The winding lane arrives at the memorably named Top o' Slate, a site which earned its name in quarrying days, and has been reclaimed into a newly landscaped public space. At its centre is Halo, John Kennedy's 18m diameter steel lattice structure supported by a mighty tripod. If your map-reading fails and you arrive at dusk then so much the better. Halo is lit using the latest LED technology and by night glows a sky blue colour, giving the effect of hovering above the town. It's most spectacular viewed by night from the A56 gateway into to Lancashire. But who needs illumination? In the late afternoon sunshine, with the a breeze whipping through the lattice and views across to the Jodrell Bank observatory in Cheshire 32 miles away, it is pretty special too - and as far removed from Bentham's type of panopticon as you'll get.
Out and about: North-west installations
Antony Gormley was the artist whose Angel of the North first revealed something about the power of public art installations and the North-west has discovered the same effect at Crosby, a few miles north of Liverpool, where his Another Place work – made up of 100 cast iron figures facing out to see over a two-mile stretch of beach – is to be found
A short drive into Liverpool yields up Richard Wilson's Turning the Place Over, for which he has cut out an egg-shaped section of the front of a derelict building at Moorfields station and placed it on a giant pivot to rotate.
The city of Liverpool is something of a public art specialist, with the SuperLambBanana, 15ft tall, very yellow and the work of Manhattan-based Japanese artist Taro Chiezo, now one of the North-west's best know pieces, having started life to mark Tate Liverpool's reopening and travelled greatly since.

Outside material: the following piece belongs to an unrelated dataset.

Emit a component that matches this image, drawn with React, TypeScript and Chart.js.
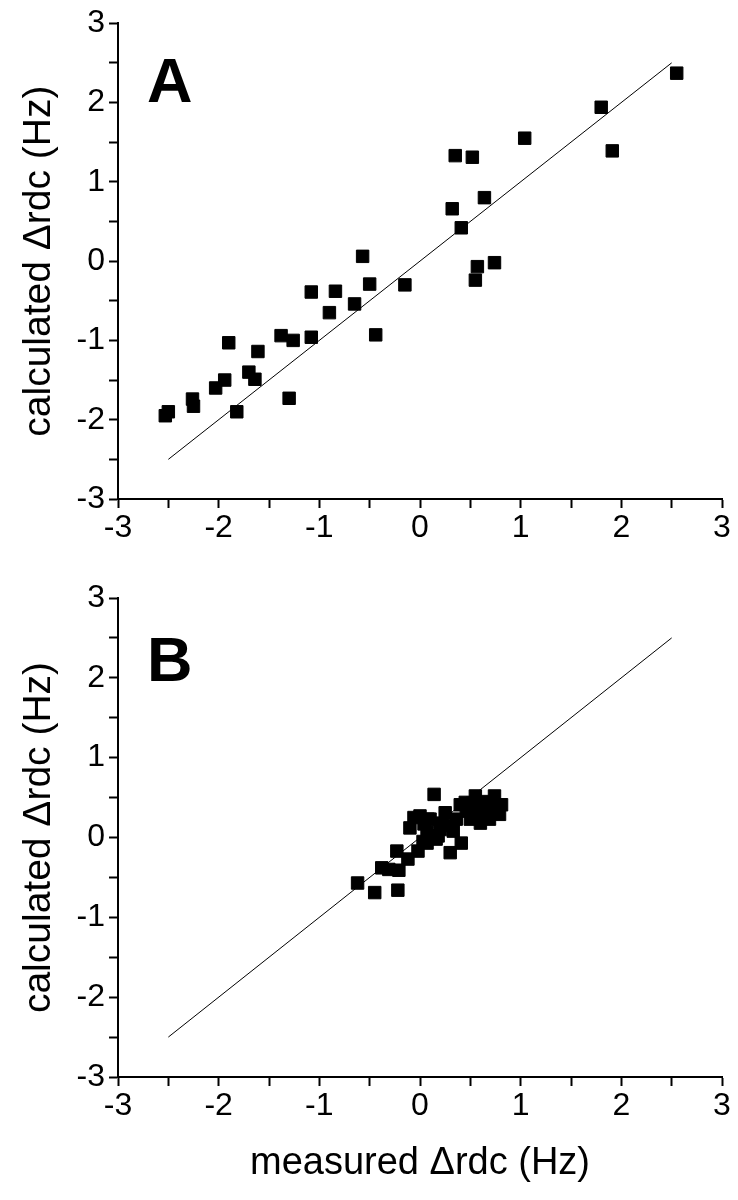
import React, { useEffect, useRef } from "react";
import { Chart, registerables } from "chart.js";

Chart.register(...registerables);

// Panel A data: measured vs calculated Δrdc (Hz)
const aMeasured = [2.55, 1.80, 1.91, 1.04, 0.35, 0.52, 0.64, 0.32, 0.41, -0.57, 0.57, 0.74, 0.55, -0.50, -0.15, -1.08, -0.84, -0.65, -0.90, -1.38, -1.26, -1.08, -0.44, -1.90, -1.61, -1.70, -1.64, -1.94, -2.03, -2.26, -2.25, -1.30, -1.82, -2.50, -2.53];
const aCalculated = [2.37, 1.94, 1.39, 1.55, 1.33, 1.31, 0.80, 0.66, 0.42, 0.06, -0.07, -0.02, -0.24, -0.29, -0.30, -0.39, -0.38, -0.54, -0.65, -0.94, -1.00, -0.96, -0.93, -1.03, -1.14, -1.40, -1.49, -1.50, -1.60, -1.74, -1.83, -1.73, -1.90, -1.90, -1.95];

// Panel B data
const bMeasured = [-0.62, -0.45, -0.22, -0.38, -0.31, -0.21, -0.23, -0.12, -0.02, -0.06, -0.10, 0.14, 0.08, 0.07, 0.03, 0.16, 0.55, 0.74, 0.40, 0.46, 0.79, 0.60, 0.69, 0.25, 0.10, 0.20, 0.33, 0.41, 0.30, 0.07, 0.00, 0.64, 0.81, 0.50, 0.36, 0.12, 0.22, 0.28, 0.45, 0.52, 0.58, 0.66, 0.72, 0.18, 0.04];
const bCalculated = [-0.57, -0.69, -0.66, -0.38, -0.40, -0.41, -0.17, -0.27, -0.17, 0.25, 0.12, 0.54, 0.23, 0.06, -0.05, -0.02, 0.52, 0.52, 0.41, 0.33, 0.29, 0.18, 0.23, 0.31, 0.23, 0.10, 0.08, -0.07, -0.19, -0.07, 0.27, 0.37, 0.41, 0.23, 0.23, 0.02, 0.18, 0.15, 0.44, 0.43, 0.30, 0.45, 0.38, 0.02, 0.17];

// Identity line endpoints
const lineX = [-2.5, 2.5];
const lineY = [-2.5, 2.5];

const axisMin = -3;
const axisMax = 3;
const tickStep = 0.5;

const yTitle = "calculated \u0394rdc (Hz)";
const xTitle = "measured \u0394rdc (Hz)";

const FONT = "'Liberation Sans', Arial, Helvetica, sans-serif";

const panelLabelPlugin = {
  id: "panelLabel",
  afterDraw(chart: any, _args: any, opts: any) {
    if (!opts || !opts.text) return;
    const { ctx, chartArea } = chart;
    ctx.save();
    ctx.fillStyle = "#000";
    ctx.font = `bold ${opts.size}px ${FONT}`;
    ctx.textBaseline = "alphabetic";
    ctx.textAlign = "left";
    ctx.fillText(opts.text, chartArea.left + opts.dx, chartArea.top + opts.dy);
    ctx.restore();
  },
};

function makeConfig(
  mx: number[],
  cy: number[],
  label: string,
  labelDy: number,
  showXTitle: boolean,
  padTop: number,
  xAxisHeight: number
) {
  const pts = mx.map((x, i) => ({ x, y: cy[i] }));
  const linePts = lineX.map((x, i) => ({ x, y: lineY[i] }));
  const gridOpts = {
    drawOnChartArea: false,
    drawTicks: true,
    tickLength: 9,
    tickWidth: 2,
    tickColor: "#000",
    color: "#000",
  };
  const tickCb = (v: any) => {
    const n = Number(v);
    return Math.abs(n - Math.round(n)) < 1e-6 ? String(Math.round(n)) : "";
  };
  return {
    type: "scatter",
    data: {
      datasets: [
        {
          type: "line",
          data: linePts,
          borderColor: "#000",
          borderWidth: 1,
          pointRadius: 0,
          fill: false,
          order: 2,
        },
        {
          type: "scatter",
          data: pts,
          pointStyle: "rect",
          pointRadius: 8.8,
          backgroundColor: "#000",
          borderColor: "#000",
          borderWidth: 1,
          order: 1,
        },
      ],
    },
    options: {
      responsive: false,
      animation: false,
      devicePixelRatio: 1,
      layout: { padding: { top: padTop, right: 16, left: 0, bottom: 0 } },
      plugins: {
        legend: { display: false },
        tooltip: { enabled: false },
        panelLabel: { text: label, size: 63, dx: 29, dy: labelDy },
      },
      scales: {
        x: {
          type: "linear",
          min: axisMin,
          max: axisMax,
          border: { display: true, color: "#000", width: 2 },
          grid: gridOpts,
          ticks: {
            stepSize: tickStep,
            autoSkip: false,
            maxRotation: 0,
            color: "#000",
            padding: 1,
            font: { family: FONT, size: 32 },
            callback: tickCb,
          },
          title: {
            display: showXTitle,
            text: xTitle,
            color: "#000",
            font: { family: FONT, size: 38 },
            padding: { top: 0, bottom: 14 },
          },
          afterFit: (scale: any) => {
            scale.height = xAxisHeight;
          },
        },
        y: {
          type: "linear",
          min: axisMin,
          max: axisMax,
          border: { display: true, color: "#000", width: 2 },
          grid: gridOpts,
          ticks: {
            stepSize: tickStep,
            autoSkip: false,
            color: "#000",
            padding: 4,
            font: { family: FONT, size: 32 },
            callback: tickCb,
          },
          title: {
            display: true,
            text: yTitle,
            color: "#000",
            font: { family: FONT, size: 39 },
            padding: { top: 16, bottom: 0 },
          },
          afterFit: (scale: any) => {
            scale.width = 118;
          },
        },
      },
    },
    plugins: [panelLabelPlugin],
  };
}

function Panel(props: {
  mx: number[];
  cy: number[];
  label: string;
  labelDy: number;
  showXTitle: boolean;
  top: number;
  height: number;
  padTop: number;
  xAxisHeight: number;
}) {
  const ref = useRef<HTMLCanvasElement | null>(null);
  useEffect(() => {
    if (!ref.current) return;
    const chart = new Chart(
      ref.current,
      makeConfig(props.mx, props.cy, props.label, props.labelDy, props.showXTitle, props.padTop, props.xAxisHeight) as any
    );
    return () => chart.destroy();
  }, []);
  return (
    <canvas
      ref={ref}
      width={738}
      height={props.height}
      style={{ position: "absolute", left: 0, top: props.top, width: 738, height: props.height }}
    />
  );
}

export default function App() {
  return (
    <div style={{ position: "absolute", left: 0, top: 0, width: 738, height: 1200, background: "#fff" }}>
      <Panel mx={aMeasured} cy={aCalculated} label="A" labelDy={79} showXTitle={false} top={0} height={545} padTop={20} xAxisHeight={46} />
      <Panel mx={bMeasured} cy={bCalculated} label="B" labelDy={83} showXTitle={true} top={545} height={655} padTop={53} xAxisHeight={123} />
    </div>
  );
}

In Cumbria, Andy Goldsworthy has created 46 stone sculptures from derelict sheep pens in his Sheepfolds project, while Workington has also caught the bug with Simon Hitchens' Coast Line, featuring 12 large sculptural seats carved and sawn from boulders of red granite locally quarried at nearby Shap.
On the seafront at Morecambe the Tern Project comprises another collection of public artworks situated on and around the promenade: the Rock Islands (pictured), Stone Jelly and Bird Bollards are among the favourites.
Simon Watkincon's The Braid illuminates Blackburn town centre while Serena de la Hey's Land Giant, a sculpture in willow and steel, overlooks the M65 near Pendle
Another eye-catching piece is Thomas Heatherwick's B of the Bang, located near the City of Manchester Stadium in the east of the city. It has considerably fewer than the 180 spikes it started life with but is iconic nonetheless. Not to be outdone, Bolton has delivered Spirit of Sport, a giant monument etched with the faces of 900 individuals, from legends such as footballer Nat Lofthouse and boxer Amir Khan to sheer enthusiasts whose hard work has helped to keep sport alive in the community.
And the appetite for public art is not abating yet. This autumn, St Helens will unveil Dream – a 20m high sculpture by Jaume Plensa, to be placed on top of the former Sutton Manor Colliery, overlooking the M62. It takes the form of the head of a girl with eyes closed, seemingly in a dream-like state, representing a community looking to a brighter future.